Admittedly the life of a folk-pop singer/songwriter is filled with plenty of Cristal and bikini clad chicks… right. Can you seriously imagine me in that kind of situation? Chances are I’d be in the corner sucking my thumb and crying into my blanket…
It’s more like at least 75% of my music business life is spent as “crouching sciatica hidden carpal tunnel syndrome” perched fighting stance with caffeine IV-drip in an uncomfortable office chair firing off emails and crunching numbers in Excel. Glam, I know. Bitches best recognize. Clerical assistant extraordinaire hooooooooo.
Bearing in mind I have the memory of a flea and the attention span of a gerbil on meth, handling the not-so-exciting business aspects can be quite the challenge. I mean – I can have an extremely productive Tuesday and then come Thursday I’m insanely depressed, feeling like an a.d.d. failure because I will have no recollection what I got accomplished on Tuesday.
Yes, my memory is THAT bad. (The only reason I ever get anything accomplished is that if 10 years of paralegaling taught me anything, it’s learn to fake whatever organizational skills you lack…)

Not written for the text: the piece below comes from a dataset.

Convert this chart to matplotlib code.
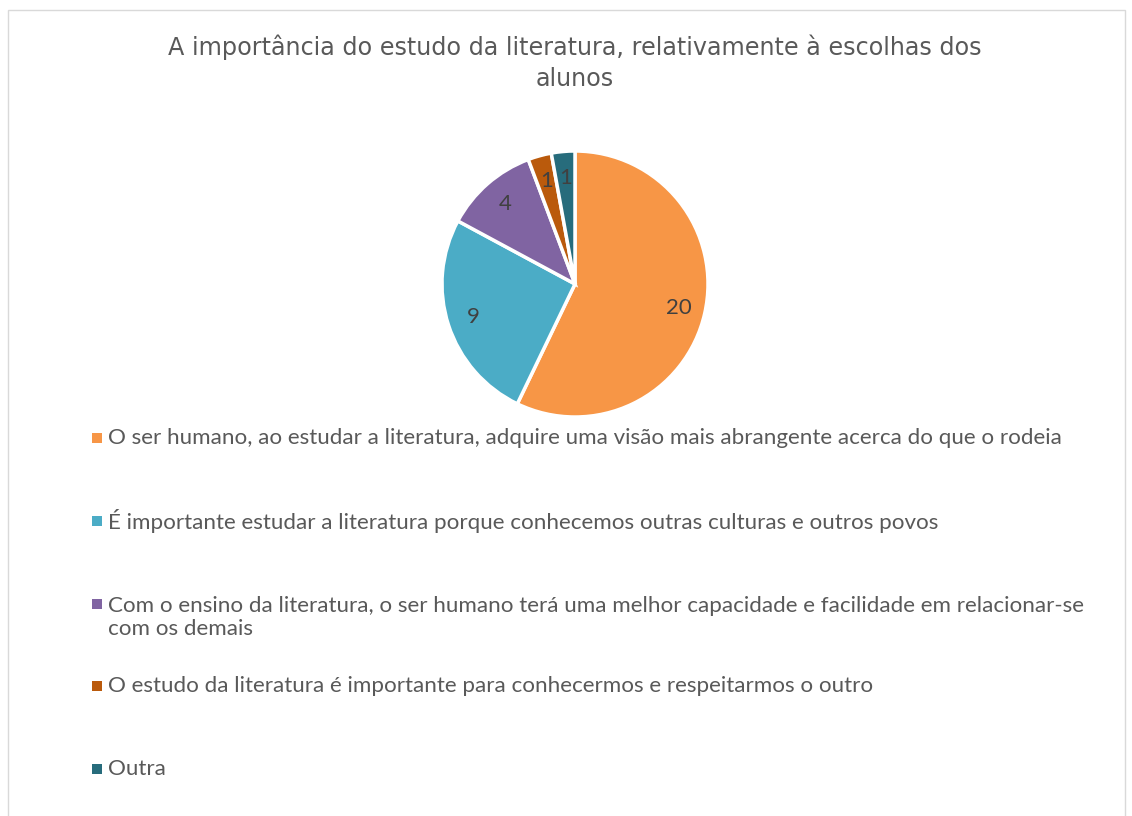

A few posts back I asked how you organize your creativity (and – in some cases – your businesses as well). I got plenty of great replies and having sampled a few of them, wanted to share the ones that appear to be working great for me now. Of course, with my attention span I might forget I wrote this post in 5 minutes but be nice…
The basic survival tools:
1. Google Calendar with added task list feature for keeping track of pretty much anything that’s deadline specific – I cue reminders to be sent to my email and phone as well so there’s far less chance I’ll forget to do something. That is, if I remember to put it in the calendar in the first place…

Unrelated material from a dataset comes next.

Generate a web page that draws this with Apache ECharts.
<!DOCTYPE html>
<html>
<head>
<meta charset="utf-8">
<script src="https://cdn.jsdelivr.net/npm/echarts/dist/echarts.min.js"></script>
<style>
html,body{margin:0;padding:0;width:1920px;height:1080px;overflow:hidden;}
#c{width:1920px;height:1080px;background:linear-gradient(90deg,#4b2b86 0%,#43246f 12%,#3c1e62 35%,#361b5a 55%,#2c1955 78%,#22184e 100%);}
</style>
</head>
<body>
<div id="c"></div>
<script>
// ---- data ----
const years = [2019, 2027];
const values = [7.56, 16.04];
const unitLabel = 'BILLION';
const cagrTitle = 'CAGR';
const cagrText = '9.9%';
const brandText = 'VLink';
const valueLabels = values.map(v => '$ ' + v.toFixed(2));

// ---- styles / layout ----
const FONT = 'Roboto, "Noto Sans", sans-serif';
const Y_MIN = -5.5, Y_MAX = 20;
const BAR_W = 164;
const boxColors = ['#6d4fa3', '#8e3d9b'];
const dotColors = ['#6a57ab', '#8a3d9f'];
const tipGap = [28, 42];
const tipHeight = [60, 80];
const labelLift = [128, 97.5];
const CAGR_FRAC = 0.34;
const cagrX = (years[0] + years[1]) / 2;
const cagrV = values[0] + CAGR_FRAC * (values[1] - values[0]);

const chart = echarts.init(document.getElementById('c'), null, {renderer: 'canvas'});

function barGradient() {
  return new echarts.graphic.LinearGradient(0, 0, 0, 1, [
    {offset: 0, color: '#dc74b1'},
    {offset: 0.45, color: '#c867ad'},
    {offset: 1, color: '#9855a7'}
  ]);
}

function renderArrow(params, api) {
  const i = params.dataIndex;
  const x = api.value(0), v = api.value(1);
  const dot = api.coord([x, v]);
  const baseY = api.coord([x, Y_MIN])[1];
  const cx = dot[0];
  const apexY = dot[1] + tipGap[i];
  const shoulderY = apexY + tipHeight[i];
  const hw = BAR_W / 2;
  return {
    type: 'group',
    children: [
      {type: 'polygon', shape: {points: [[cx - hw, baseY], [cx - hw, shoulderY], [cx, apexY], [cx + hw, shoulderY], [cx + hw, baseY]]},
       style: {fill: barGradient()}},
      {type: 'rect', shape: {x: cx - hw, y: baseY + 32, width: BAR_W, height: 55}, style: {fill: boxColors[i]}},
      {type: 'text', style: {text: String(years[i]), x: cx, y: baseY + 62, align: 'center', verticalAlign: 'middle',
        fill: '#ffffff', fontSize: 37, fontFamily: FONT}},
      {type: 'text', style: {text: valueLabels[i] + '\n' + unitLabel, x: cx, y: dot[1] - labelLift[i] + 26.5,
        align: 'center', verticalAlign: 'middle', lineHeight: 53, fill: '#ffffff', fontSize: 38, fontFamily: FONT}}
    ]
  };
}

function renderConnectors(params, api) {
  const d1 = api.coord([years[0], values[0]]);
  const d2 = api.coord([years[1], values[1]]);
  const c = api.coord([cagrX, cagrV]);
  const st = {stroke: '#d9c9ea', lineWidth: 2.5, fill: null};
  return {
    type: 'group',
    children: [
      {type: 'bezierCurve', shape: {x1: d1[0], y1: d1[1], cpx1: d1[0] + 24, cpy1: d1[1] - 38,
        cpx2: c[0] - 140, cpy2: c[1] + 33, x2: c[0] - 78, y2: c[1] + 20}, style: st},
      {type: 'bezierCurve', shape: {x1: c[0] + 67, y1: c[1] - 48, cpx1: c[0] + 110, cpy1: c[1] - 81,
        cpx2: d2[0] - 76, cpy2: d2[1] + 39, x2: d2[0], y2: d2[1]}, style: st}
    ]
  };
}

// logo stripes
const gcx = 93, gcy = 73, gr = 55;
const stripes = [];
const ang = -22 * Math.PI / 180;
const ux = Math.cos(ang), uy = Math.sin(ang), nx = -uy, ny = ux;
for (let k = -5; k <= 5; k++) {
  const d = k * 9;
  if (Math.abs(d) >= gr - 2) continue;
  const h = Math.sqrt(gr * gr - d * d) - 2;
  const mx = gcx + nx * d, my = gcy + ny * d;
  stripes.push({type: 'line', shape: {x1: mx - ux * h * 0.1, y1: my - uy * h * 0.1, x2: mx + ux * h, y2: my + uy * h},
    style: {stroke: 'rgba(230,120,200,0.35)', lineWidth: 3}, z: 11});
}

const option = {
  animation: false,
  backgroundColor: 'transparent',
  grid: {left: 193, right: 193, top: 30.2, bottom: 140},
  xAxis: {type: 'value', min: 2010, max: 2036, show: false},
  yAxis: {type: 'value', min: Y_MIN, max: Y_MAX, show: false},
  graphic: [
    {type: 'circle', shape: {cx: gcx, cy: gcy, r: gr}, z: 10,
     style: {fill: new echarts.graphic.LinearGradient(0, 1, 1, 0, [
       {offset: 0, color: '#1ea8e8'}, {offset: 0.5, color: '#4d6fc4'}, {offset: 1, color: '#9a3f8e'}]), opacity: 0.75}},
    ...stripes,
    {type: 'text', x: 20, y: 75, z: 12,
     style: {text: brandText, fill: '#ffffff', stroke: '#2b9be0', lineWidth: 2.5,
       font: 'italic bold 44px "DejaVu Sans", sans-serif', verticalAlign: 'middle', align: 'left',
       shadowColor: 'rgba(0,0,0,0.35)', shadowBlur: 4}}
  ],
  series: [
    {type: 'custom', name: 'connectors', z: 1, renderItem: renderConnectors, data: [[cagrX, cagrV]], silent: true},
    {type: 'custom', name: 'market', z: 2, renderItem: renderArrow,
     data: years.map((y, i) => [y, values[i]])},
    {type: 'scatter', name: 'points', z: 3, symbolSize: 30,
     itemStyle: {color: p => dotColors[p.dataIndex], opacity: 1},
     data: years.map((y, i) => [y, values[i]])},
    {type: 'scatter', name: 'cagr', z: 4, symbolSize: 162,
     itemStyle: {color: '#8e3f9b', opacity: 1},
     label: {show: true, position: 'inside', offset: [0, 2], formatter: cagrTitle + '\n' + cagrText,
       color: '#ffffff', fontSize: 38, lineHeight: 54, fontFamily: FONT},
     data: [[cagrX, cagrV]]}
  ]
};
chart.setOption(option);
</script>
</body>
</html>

2. Google docs – for budgeting I use the Spreadsheet feature and for blog drafts, brainstorms, lyrics, etc. I use the Document feature. All fine and dandy until the Cloud explodes (i.e. Google is cranky and doesn’t want to work)
Additional tools:
1. Etacts.com – like having a personal assistant reminding you to email folks. I love it.
2. Toggl.com – set up like a standard billing system, it’s an easy way to keep track of whatever you’re working on, and since I’m a sucker for analytics, I can see what percent of my day is being devoted to what tasks (e.g. songwriting vs. pr vs. administrative stuff, etc.) Definitely helpful when I want to determine what projects are worth outsourcing.
Do any of you use the above programs too? Are you happy with them? More importantly perhaps – do you think it’s the program or the user/uses that determine its effectiveness? (Musicians I’m definitely directing these questions to you, but everyone chime in!)